#### [DESCRIPTION OF THE TASK]
Please copy out exactly, and only, the lines between the line with "Generate a Python" and the line with "import seaborn as sns", both included. Pictures are to be omitted.

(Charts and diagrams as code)

=-=-=-=-=

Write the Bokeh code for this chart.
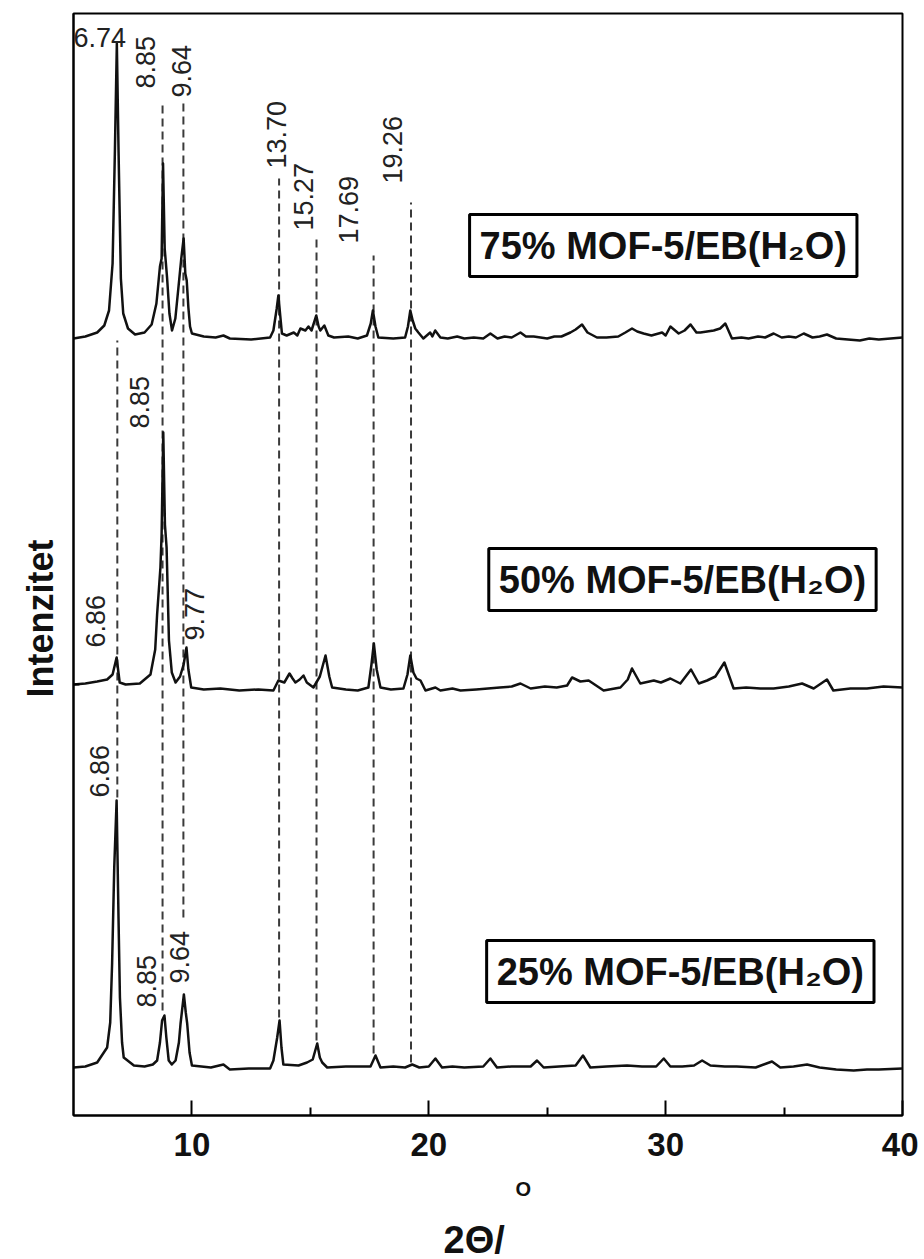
import math
from bokeh.plotting import figure
from bokeh.models import Label, FixedTicker, Range1d, ColumnDataSource, Title
from bokeh.core.properties import value
from bokeh.embed import file_html
from bokeh.resources import INLINE

# ---------------- data ----------------
# 75% MOF-5/EB(H2O)  -- 2theta and intensity (a.u., relative to own baseline)
x75 = [5.0, 5.5, 6.0, 6.3, 6.5, 6.65, 6.75, 6.83, 6.9, 7.0, 7.1, 7.3, 7.6, 8.0, 8.3, 8.5, 8.65, 8.72, 8.78, 8.85,
       8.95, 9.05, 9.16, 9.3, 9.43, 9.55, 9.65, 9.72, 9.78, 9.85, 9.92, 10.0, 10.5, 11.0, 11.33, 11.6, 12.5, 13.3,
       13.44, 13.58, 13.65, 13.72, 13.8, 14.0, 14.3, 14.45, 14.58, 14.79, 14.92, 15.05, 15.25, 15.35, 15.42, 15.59,
       15.76, 16.0, 16.6, 17.0, 17.39, 17.55, 17.64, 17.75, 17.87, 18.5, 19.0, 19.12, 19.22, 19.32, 19.43, 19.56,
       19.77, 20.06, 20.15, 20.27, 20.49, 20.8, 21.2, 21.5, 21.9, 22.3, 22.6, 22.9, 23.2, 23.5, 23.87, 24.1, 24.43,
       25.0, 25.3, 25.6, 25.98, 26.2, 26.47, 26.7, 27.1, 27.5, 28.0, 28.3, 28.58, 28.8, 29.07, 29.4, 29.85, 30.0,
       30.2, 30.55, 30.8, 31.05, 31.3, 31.47, 32.03, 32.3, 32.52, 32.8, 33.2, 33.5, 33.9, 34.2, 34.56, 34.9, 35.2,
       35.5, 35.83, 36.2, 36.5, 36.81, 37.2, 37.7, 38.2, 38.6, 39.0, 39.5, 40.0]
i75 = [0, 2, 6, 13, 28, 75, 190, 295, 190, 60, 25, 10, 4, 6, 14, 35, 72, 80, 175, 90,
       61, 25, 8, 20, 51, 80, 100, 65, 58, 31, 12, 5, 2, 1, 3, 0, -1, 1,
       8, 30, 43, 25, 5, 3, 6, 3, 10, 8, 12, 8, 23, 12, 8, 13,
       3, 1, 2, 0, 3, 15, 28, 12, 1, 0, 1, 12, 28, 18, 10, 6,
       0, 6, 2, 8, 1, 0, 2, 0, 1, 0, 5, 0, 2, 1, 6, 2, 2,
       0, 2, 2, 6, 9, 14, 6, 1, 1, 2, 6, 10, 7, 5, 3, 6, 3,
       12, 5, 8, 14, 6, 6, 8, 10, 15, 0, 1, 0, 2, 1, 5, 1, 2,
       1, 5, 1, 2, 4, 0, -1, -2, 0, -1, 0, 1]

# 50% MOF-5/EB(H2O)
x50 = [5.0, 5.5, 6.0, 6.42, 6.65, 6.82, 6.95, 7.2, 7.8, 8.25, 8.45, 8.53, 8.67, 8.72, 8.79, 8.86, 8.93, 9.03,
       9.15, 9.31, 9.5, 9.65, 9.77, 9.85, 9.97, 10.5, 11.2, 12.0, 12.8, 13.44, 13.65, 13.9, 14.12, 14.25, 14.37,
       14.55, 14.71, 14.85, 15.13, 15.4, 15.64, 15.8, 15.92, 16.5, 17.0, 17.45, 17.58, 17.68, 17.8, 17.96, 18.4,
       18.93, 19.1, 19.22, 19.35, 19.48, 19.65, 19.86, 20.28, 20.49, 21.0, 21.34, 22.0, 22.5, 23.0, 23.5, 23.87,
       24.3, 24.9, 25.4, 25.84, 26.05, 26.4, 26.75, 27.38, 28.09, 28.4, 28.58, 28.93, 29.5, 29.8, 30.2, 30.62,
       31.07, 31.4, 31.75, 32.1, 32.48, 32.87, 33.4, 34.0, 34.56, 35.2, 35.76, 36.25, 36.81, 37.08, 37.8, 38.5,
       39.2, 40.0]
i50 = [0, 1, 3, 5, 10, 27, 2, 0, 1, 10, 35, 70, 117, 150, 252, 160, 137, 44,
       12, 2, 8, 20, 37, 15, -3, -5, -4, -6, -5, -6, 4, 2, 11, 6, 2,
       5, 9, 2, -3, 8, 29, 8, -3, -5, -6, -3, 20, 41, 15, -3, -5,
       -4, 10, 29, 12, 6, 4, -6, -3, -6, -4, -6, -5, -4, -3, -2, 1,
       -4, -2, -3, -1, 7, 3, 4, -6, -3, 5, 16, 1, 4, 2, 6, 1,
       15, 1, 4, 8, 22, -4, -3, -4, -4, -2, 1, -4, 5, -6, -4, -4,
       -2, -3]

# 25% MOF-5/EB(H2O)
x25 = [5.0, 5.5, 6.0, 6.42, 6.55, 6.63, 6.72, 6.82, 6.9, 6.96, 7.05, 7.12, 7.55, 8.0, 8.35, 8.53, 8.65, 8.74,
       8.84, 8.92, 9.02, 9.15, 9.31, 9.45, 9.52, 9.66, 9.74, 9.8, 9.9, 10.0, 10.8, 11.33, 11.6, 12.4, 13.3, 13.44,
       13.6, 13.7, 13.78, 13.86, 14.5, 14.86, 15.1, 15.29, 15.4, 15.5, 15.71, 16.5, 17.54, 17.75, 17.96, 18.5,
       19.0, 19.3, 19.6, 20.0, 20.28, 20.56, 21.0, 21.5, 22.3, 22.6, 22.88, 23.5, 24.3, 24.57, 24.85, 25.5, 26.2,
       26.51, 26.82, 27.5, 28.37, 29.0, 29.6, 29.92, 30.2, 30.7, 31.2, 31.54, 31.89, 32.5, 33.0, 33.8, 34.49,
       34.84, 35.4, 35.97, 36.5, 37.2, 37.94, 38.5, 39.0, 40.0]
i25 = [0, 1, 5, 20, 45, 104, 200, 267, 150, 70, 25, 10, 2, 1, 3, 7, 25, 47,
       52, 30, 7, 3, 7, 25, 44, 73, 55, 44, 15, 2, 0, 3, -2, -1, -1, 7,
       30, 47, 20, 3, 2, 5, 8, 24, 10, 5, 0, 1, 1, 12, 0, 1,
       0, 3, 0, 1, 9, 0, 1, 0, 1, 9, 0, 1, 1, 7, 0, 1, 2,
       12, 0, 1, 2, 1, 1, 9, 1, 1, 2, 7, 2, 1, 1, 0, 6,
       0, 1, 3, 0, -2, -3, -2, -2, -1]

series_names = ["75% MOF-5/EB(H₂O)", "50% MOF-5/EB(H₂O)", "25% MOF-5/EB(H₂O)"]
series_offsets = [777, 431, 48]

# reference lines (2theta) and their vertical extent (a.u.)
ref_x = [6.85, 8.76, 9.64, 13.68, 15.26, 17.67, 19.25]
ref_top = [775, 1012, 1015, 937, 877, 860, 913]
ref_bottom = [318, 105, 198, 98, 75, 62, 53]

# peak labels
peak_text = ["8.85", "9.64", "13.70", "15.27", "17.69", "19.26",
             "8.85", "6.86", "9.77",
             "6.86", "8.85", "9.64"]
peak_x = [8.04, 9.58, 13.55, 14.7, 16.62, 18.47,
          7.77, 5.93, 10.09,
          6.08, 8.08, 9.47]
peak_y = [1027, 1018, 947, 885, 872, 932,
          687, 468, 475,
          318, 108, 132]
top_label = "6.74"

x_ticks = [10, 20, 30, 40]
x_minor = [15, 25, 35]

# ---------------- figure ----------------
FONT = "Liberation Sans"
p = figure(frame_width=829, frame_height=1102,
           x_range=Range1d(5, 40), y_range=Range1d(0, 1102),
           output_backend="svg", toolbar_location=None,
           min_border_left=73, min_border_top=13, min_border_right=16, min_border_bottom=144)
p.background_fill_color = "white"
p.border_fill_color = "white"
p.xgrid.visible = False
p.ygrid.visible = False
p.outline_line_color = "black"
p.outline_line_width = 2

# x axis
xa = p.xaxis[0]
xa.ticker = FixedTicker(ticks=x_ticks, minor_ticks=x_minor)
xa.major_tick_in = 15
xa.major_tick_out = 0
xa.minor_tick_in = 8
xa.minor_tick_out = 0
xa.major_tick_line_width = 2
xa.minor_tick_line_width = 2
xa.axis_line_width = 2
xa.major_label_text_font = FONT
xa.major_label_text_font_style = "bold"
xa.major_label_text_font_size = "33px"
xa.major_label_text_color = "#111111"
xa.major_label_standoff = 17

# y axis
ya = p.yaxis[0]
ya.ticker = FixedTicker(ticks=[series_offsets[1]])
ya.major_label_overrides = {series_offsets[1]: ""}
ya.major_label_text_font_size = "0px"
ya.major_label_standoff = 0
ya.major_tick_in = 6
ya.major_tick_out = 0
ya.minor_tick_in = 0
ya.minor_tick_out = 0
ya.axis_line_width = 2
ya.major_tick_line_width = 2

# axis titles (as side titles so they can be placed freely)
p.add_layout(Title(text="O", align="left", offset=442, standoff=34,
                   text_font=FONT, text_font_style="bold", text_font_size="20px",
                   text_color="#111111"), "below")
p.add_layout(Title(text="2Θ/", align="left", offset=370, standoff=0,
                   text_font=FONT, text_font_style="bold", text_font_size="38px",
                   text_color="#111111"), "below")
p.add_layout(Title(text="Intenzitet", align="left", offset=418, standoff=22, vertical_align="top",
                   text_font=FONT, text_font_style="bold", text_font_size="36px",
                   text_color="#111111"), "left")

# dashed reference lines
p.segment(x0=ref_x, y0=ref_bottom, x1=ref_x, y1=ref_top,
          line_color="#3a3a3a", line_width=2, line_dash="8 5")

# traces
for xs, ys, off in zip([x75, x50, x25], [i75, i50, i25], series_offsets):
    p.line(xs, [v + off for v in ys], line_color="#111111", line_width=2.5, line_join="round")

# peak labels (vertical)
src = ColumnDataSource(dict(x=peak_x, y=peak_y, t=peak_text))
p.text(x="x", y="y", text="t", source=src, angle=math.pi / 2,
       text_align="left", text_baseline="middle",
       text_font=value(FONT), text_font_size="27px", text_color="#222222")

# horizontal top label
p.text(x=[5.0], y=[1078], text=[top_label], text_align="left", text_baseline="alphabetic",
       text_font=value(FONT), text_font_size="27px", text_color="#222222")

# sample boxes
box_x = [29.9, 30.71, 30.62]
box_y = [870, 536, 144]
for name, bx, by in zip(series_names, box_x, box_y):
    p.add_layout(Label(x=bx, y=by, text=name, text_align="center", text_baseline="middle",
                       text_font=FONT, text_font_style="bold", text_font_size="38px",
                       text_color="#111111", border_line_color="black", border_line_width=3,
                       background_fill_color="white", padding=10))

open("out.html", "w").write(file_html(p, INLINE))
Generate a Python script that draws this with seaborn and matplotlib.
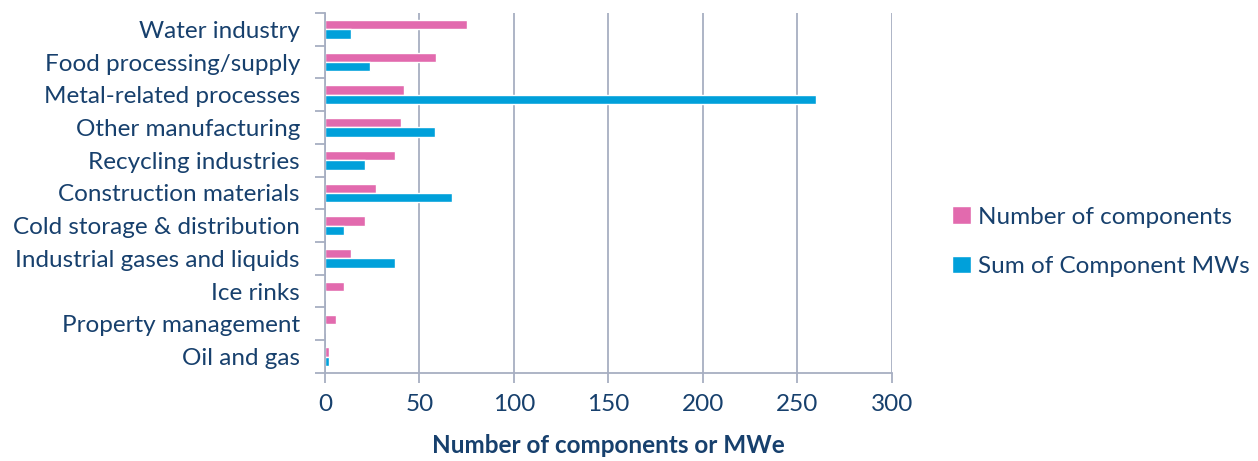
import numpy as np
import pandas as pd
import matplotlib
matplotlib.use("Agg")
import matplotlib.pyplot as plt
import seaborn as sns

categories = [
    "Water industry",
    "Food processing/supply",
    "Metal-related processes",
    "Other manufacturing",
    "Recycling industries",
    "Construction materials",
    "Cold storage & distribution",
    "Industrial gases and liquids",
    "Ice rinks",
    "Property management",
    "Oil and gas",
]
num_components = [75, 59, 42, 40, 37, 27, 21, 14, 10, 6, 2]
sum_mw = [14, 24, 260, 58, 21, 67, 10, 37, 0.5, 0.5, 2]
series_names = ["Number of components", "Sum of Component MWs"]
x_ticks = [0, 50, 100, 150, 200, 250, 300]

PINK = "#E26AAE"
BLUE = "#00A0DA"
TEXT = "#17406D"
GRID = "#A7AFC2"
FS = 17.5

df = pd.DataFrame({
    "category": categories * 2,
    "value": num_components + sum_mw,
    "series": [series_names[0]] * len(categories) + [series_names[1]] * len(categories),
})

sns.set_theme(style="white")
plt.rcParams["font.family"] = ["Lato", "DejaVu Sans"]

fig = plt.figure(figsize=(12.58, 4.61), dpi=100)
ax = fig.add_axes([0.2583, 0.191, 0.4507, 0.781])

sns.barplot(
    data=df, x="value", y="category", hue="series", orient="h",
    order=categories, hue_order=series_names,
    palette=[PINK, BLUE], width=0.57, gap=0, ax=ax, legend=True,
    saturation=1,
)

ax.set_xlim(0, 300)
ax.set_ylim(len(categories) - 0.5, -0.5)
ax.set_xticks(x_ticks)
ax.set_xticklabels([str(t) for t in x_ticks], color=TEXT, fontsize=FS)
ax.set_yticks(range(len(categories)))
ax.set_yticklabels(categories, color=TEXT, fontsize=FS)
ax.set_yticks(np.arange(-0.5, len(categories), 1.0), minor=True)
ax.tick_params(axis="y", which="major", length=0, pad=18)
ax.tick_params(axis="y", which="minor", length=7, width=1.3, color=GRID, left=True)
ax.tick_params(axis="x", which="major", length=7, width=1.3, color=GRID, bottom=True, pad=8)

ax.grid(axis="x", color=GRID, linewidth=1.3)
ax.grid(axis="y", visible=False)
ax.set_axisbelow(True)
for side in ["top", "right"]:
    ax.spines[side].set_visible(False)
for side in ["left", "bottom"]:
    ax.spines[side].set_color(GRID)
    ax.spines[side].set_linewidth(1.3)

ax.set_ylabel("")
ax.set_xlabel("Number of components or MWe", color=TEXT, fontsize=FS,
              fontweight="bold", labelpad=14)

handles, labels = ax.get_legend_handles_labels()
ax.legend(handles, labels, loc="center left", bbox_to_anchor=(1.068, 0.365),
          frameon=False, fontsize=FS, labelcolor=TEXT, handlelength=0.75,
          handleheight=0.75, handletextpad=0.3, labelspacing=1.15)

fig.savefig("out.png", dpi=100)
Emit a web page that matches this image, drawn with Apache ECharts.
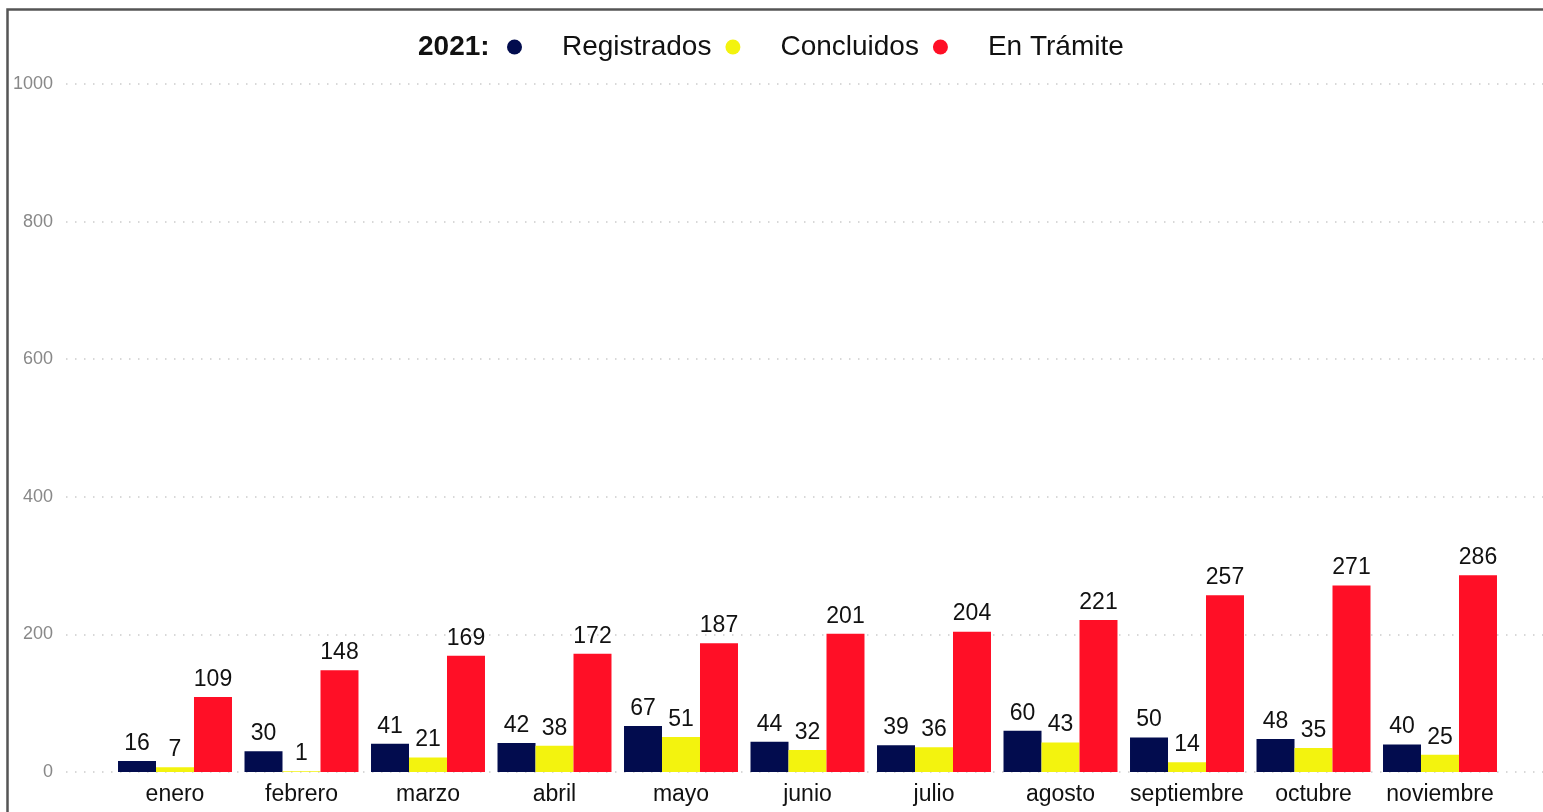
<!DOCTYPE html>
<html>
<head>
<meta charset="utf-8">
<title>2021 - Registrados / Concluidos / En Trámite</title>
<script src="https://cdn.jsdelivr.net/npm/echarts@6/dist/echarts.min.js"></script>
<style>
  html, body { margin: 0; padding: 0; background: #fff; }
  #chart { width: 1543px; height: 812px; }
</style>
</head>
<body>
<div id="chart"></div>
<script>
// datos
const months = ['enero', 'febrero', 'marzo', 'abril', 'mayo', 'junio', 'julio', 'agosto', 'septiembre', 'octubre', 'noviembre'];
const registrados = [16, 30, 41, 42, 67, 44, 39, 60, 50, 48, 40];
const concluidos = [7, 1, 21, 38, 51, 32, 36, 43, 14, 35, 25];
const enTramite = [109, 148, 169, 172, 187, 201, 204, 221, 257, 271, 286];
const seriesNames = ['Registrados', 'Concluidos', 'En Trámite'];
const seriesColors = ['#020C4E', '#F3F30E', '#FF0F26'];
const yearLabel = '2021:';
const yMax = 1000;
const yStep = 200;

const ChartApp = {
    chart: null,

    init() {
        this.chart = echarts.init(document.getElementById('chart'));
        this.render();
    },

    // etiqueta de valor encima de cada barra
    barSeries(name, values, color) {
        return {
            name: name,
            type: 'bar',
            xAxisIndex: 1, yAxisIndex: 1,
            data: values,
            barGap: 0,
            barCategoryGap: '9.9%',
            itemStyle: { color: color },
            label: {
                show: true, position: 'top', distance: 6,
                color: '#111', fontSize: 23, fontFamily: 'Liberation Sans'
            }
        };
    },

    render() {
        const font = 'Liberation Sans';
        const option = {
            animation: false,
            backgroundColor: '#fff',
            title: {
                text: yearLabel, left: 418, top: 33, padding: 0,
                textStyle: { fontSize: 28, fontWeight: 'bold', color: '#111', fontFamily: font }
            },
            legend: {
                left: 507, top: 33, padding: 0,
                icon: 'circle', itemWidth: 15, itemHeight: 15, itemGap: 14,
                data: seriesNames,
                textStyle: { fontSize: 28, color: '#111', fontFamily: font, padding: [0, 0, 0, 35] }
            },
            // grid 0: líneas punteadas y etiquetas del eje Y, grid 1: barras
            grid: [
                { left: 66, right: 0, top: 84, bottom: 40 },
                { left: 111.75, right: 39.75, top: 84, bottom: 40 }
            ],
            xAxis: [
                { gridIndex: 0, type: 'value', show: false },
                {
                    gridIndex: 1, type: 'category', data: months,
                    axisLine: { show: false }, axisTick: { show: false },
                    axisLabel: { interval: 0, color: '#111', fontSize: 23, fontFamily: font, margin: 11 }
                }
            ],
            yAxis: [
                {
                    gridIndex: 0, type: 'value', min: 0, max: yMax, interval: yStep,
                    axisLine: { show: false }, axisTick: { show: false },
                    axisLabel: { color: '#888', fontSize: 18, fontFamily: font, margin: 13, formatter: v => String(v) },
                    splitLine: { lineStyle: { color: '#cccccc', width: 1.5, type: [1.5, 7.5] } }
                },
                { gridIndex: 1, type: 'value', min: 0, max: yMax, show: false, splitLine: { show: false } }
            ],
            graphic: [{
                type: 'rect', silent: true,
                shape: { x: 7.5, y: 9.5, width: 1700, height: 900 },
                style: { fill: 'none', stroke: '#555', lineWidth: 2.5 }
            }],
            series: [
                this.barSeries(seriesNames[0], registrados, seriesColors[0]),
                this.barSeries(seriesNames[1], concluidos, seriesColors[1]),
                this.barSeries(seriesNames[2], enTramite, seriesColors[2])
            ]
        };
        this.chart.setOption(option);
    }
};

ChartApp.init();
</script>
</body>
</html>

=-=-=-=-=

#### [THE RESULT]
Generate a Python script that draws this with seaborn and matplotlib.
import numpy as np
import pandas as pd
import matplotlib
matplotlib.use("Agg")
import matplotlib.pyplot as plt
import seaborn as sns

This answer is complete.